Brian, Matthew, Evan and Justin

We have been a couple for over 17 years, and we have two sons: Evan, 15 months and Justin, 8 weeks. We both wanted children from early in the relationship but we wanted to wait until after we had finished our education and were financially secure. Eight years later, we had started the adoption process when Matt was temporarily transferred to Australia.
After living here four years, we loved it so much we decided to stay. To our surprise and extreme disappointment, we found that we could not adopt as a gay couple, nor could we do domestic surrogacy. Because we wanted full custody of our children, co-parenting was not right for us. We understood that overseas surrogacy was the only path left to us and we were extremely fortunate that we were able to afford it.
We had two wonderful experiences with the same surrogate. After Evan was born Dorothy volunteered to do it for us again, resulting in Justin. She does not have a parental role but will always be a close family friend. Both of us had sisters willing to be egg donors but because of age restrictions we went with Matt’s sister. The children will always know that their aunt donated the eggs and that Dorothy carried them. It will always be treated as a source of pride.
In general, we don’t really feel any different from other families. Aside from the obvious discrimination, we face the same issues. We’ve got many straight friends with kids and we feel as welcome with them as with other gay families.
Being American citizens, we have found immigration law our biggest challenge. Not only did we have trouble with a homophobic case worker when we initially applied for residency, but immigration law also doesn’t specify how to handle same-sex parentage. This allows arbitrary interpretation by the assigned case worker which in turn allows any homophobia to wreak havoc with the whole process.
When bringing Evan into the country, it took the immigration department three months to grant a bridging visa despite the fact that we are both permanent residents, both listed on the birth certificate, and we had court orders declaring our parentage with internationally-recognised certificates
attached. This would’ve taken four to six weeks had we been a recognised married couple or even an unmarried straight couple.
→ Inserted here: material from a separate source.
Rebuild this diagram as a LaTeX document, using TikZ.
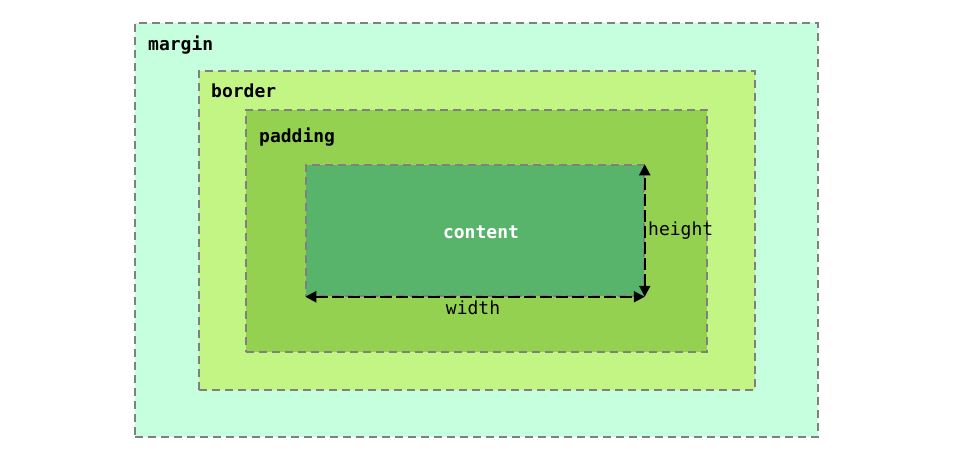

During this time, Matt had to return to work in Australia while Brian and Evan spent a month staying with different family members in the US and another two alone in New Zealand, which at least allowed Matt to visit on weekends. This period was hardest on Matt because he missed so much of Evan’s early formative time.
We eventually learned from a contact in immigration that there was no reason for Evan’s visa to have been held up – our case worker was apparently just stretching out the time required. We could do nothing because appeals are not heard until an application is declined.
Legally recognised marriage for same-sex couples would stop this kind of discrimination. We believe that if the government could see marriage as a civil right and not a religious privilege then much discrimination could be removed. Australia is a great country and we believe it is only hurting itself by not eliminating its institutionalised discrimination. Twenty years from now, we believe people will ask, “What was the big deal?”